I had heard that using artificial sweeteners can cause obesity, but hadn't before seen an explanation. This article by Tom Philpott of Mother Jones describes the mechanism:

[A] slew of studies have shown that faux sugars may actually contribute to the very diet-related maladies they're marketed to protect us from—type 2 diabetes, hypertension, metabolic syndrome, strokes, and heart attacks... [T]hose who drank at least one diet soda per day were 43 percent more likely to suffer strokes and heart attacks than people who drank none, even after controlling for such factors as weight, level of exercise, diabetes, high blood pressure, and intake of calories, cholesterol, and sodium.
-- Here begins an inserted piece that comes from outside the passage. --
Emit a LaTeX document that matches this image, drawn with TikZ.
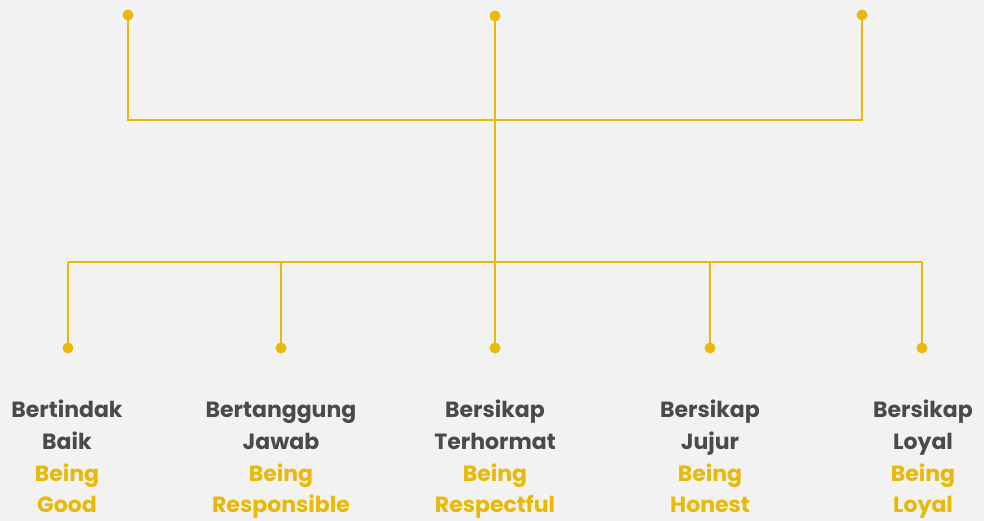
\documentclass[tikz,border=0pt]{standalone}
\usepackage{fontspec}
\setmainfont{Poppins}
\definecolor{bgc}{HTML}{F1F2F1}
\definecolor{ylw}{HTML}{EAB905}
\definecolor{dgr}{HTML}{4A4A4A}
\begin{document}
\begin{tikzpicture}[x=1pt,y=-1pt,
  conn/.style={draw=ylw,line width=2.8pt},
  dot/.style={circle,fill=ylw,inner sep=0pt,minimum size=11pt},
  lbl/.style={anchor=base,font=\fontsize{22}{26}\selectfont\bfseries,text=dgr,inner sep=0pt},
  ylbl/.style={lbl,text=ylw}]
\fill[bgc] (0,0) rectangle (984,521);
\useasboundingbox (0,0) rectangle (984,521);
% top dots
\node[dot] (t1) at (128,15) {};
\node[dot] (t2) at (495,16) {};
\node[dot] (t3) at (862,15) {};
\coordinate (b1) at (128,120);
\coordinate (b3) at (862,120);
\coordinate (m) at (495,262);
\coordinate (l1) at (68,262);
\coordinate (l2) at (281,262);
\coordinate (l4) at (710,262);
\coordinate (l5) at (922,262);
\node[dot] (d1) at (68,348) {};
\node[dot] (d2) at (281,348) {};
\node[dot] (d3) at (495,348) {};
\node[dot] (d4) at (710,348) {};
\node[dot] (d5) at (922,348) {};
\draw[conn] (t1.center) -- (b1) -- (b3) -- (t3.center);
\draw[conn] (t2.center) -- (m);
\draw[conn] (l1) -- (l5);
\draw[conn] (l1) -- (d1.center);
\draw[conn] (l2) -- (d2.center);
\draw[conn] (m) -- (d3.center);
\draw[conn] (l4) -- (d4.center);
\draw[conn] (l5) -- (d5.center);
% labels
\node[lbl] (a1) at (67,417) {Bertindak};
\node[lbl] (a2) at (67,449) {Baik};
\node[ylbl] (a3) at (67,481) {Being};
\node[ylbl] (a4) at (67,512) {Good};
\node[lbl] (b1t) at (281,417) {Bertanggung};
\node[lbl] (b2t) at (281,449) {Jawab};
\node[ylbl] (b3t) at (281,481) {Being};
\node[ylbl] (b4t) at (281,512) {Responsible};
\node[lbl] (c1) at (495,417) {Bersikap};
\node[lbl] (c2) at (495,449) {Terhormat};
\node[ylbl] (c3) at (495,481) {Being};
\node[ylbl] (c4) at (495,512) {Respectful};
\node[lbl] (e1) at (710,417) {Bersikap};
\node[lbl] (e2) at (710,449) {Jujur};
\node[ylbl] (e3) at (710,481) {Being};
\node[ylbl] (e4) at (710,512) {Honest};
\node[lbl] (f1) at (923,417) {Bersikap};
\node[lbl] (f2) at (923,449) {Loyal};
\node[ylbl] (f3) at (923,481) {Being};
\node[ylbl] (f4) at (923,512) {Loyal};
\end{tikzpicture}
\end{document}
Another large population study, published in 2009, found that daily diet soda drinkers were 67 percent more likely to develop type 2 diabetes than people who shun them—again, even after adjusting for lifestyle and demographic factors. ... Purdue University behavioral neuroscientist Susan Swithers suggests that fake sweeteners do their dirty work by confusing our digestive systems' Pavlovian response to sugar. When you smell food, she explains, you begin to salivate and your stomach begins to grumble; that's your body preparing for what it assumes from experience is a hearty meal to come. Similarly, she says, a sweet taste is a "pretty good indication that sugar is going to arrive in your body"—that is, a blast of easily digestible calories. So, quaff Pepsi, and your body starts releasing digestive hormones and increases its metabolic rate, "because you have to expend energy to get energy out of your food," she explains. Fake sweeteners appear to subtly disrupt the trillions of microbes that live in our digestive tracts. But when you start ingesting sweet blasts that then don't deliver the usual calorie blast, your body no longer knows what to expect. As a result, Swithers says, tests have found that "animals who have experience with artificial sweeteners don't seem to be as good at regulating their blood sugar levels when they get real sugar"—hence the associations with diabetes and other metabolic troubles. And this mechanism would appear to be independent of the kind of low-calorie sweetener used.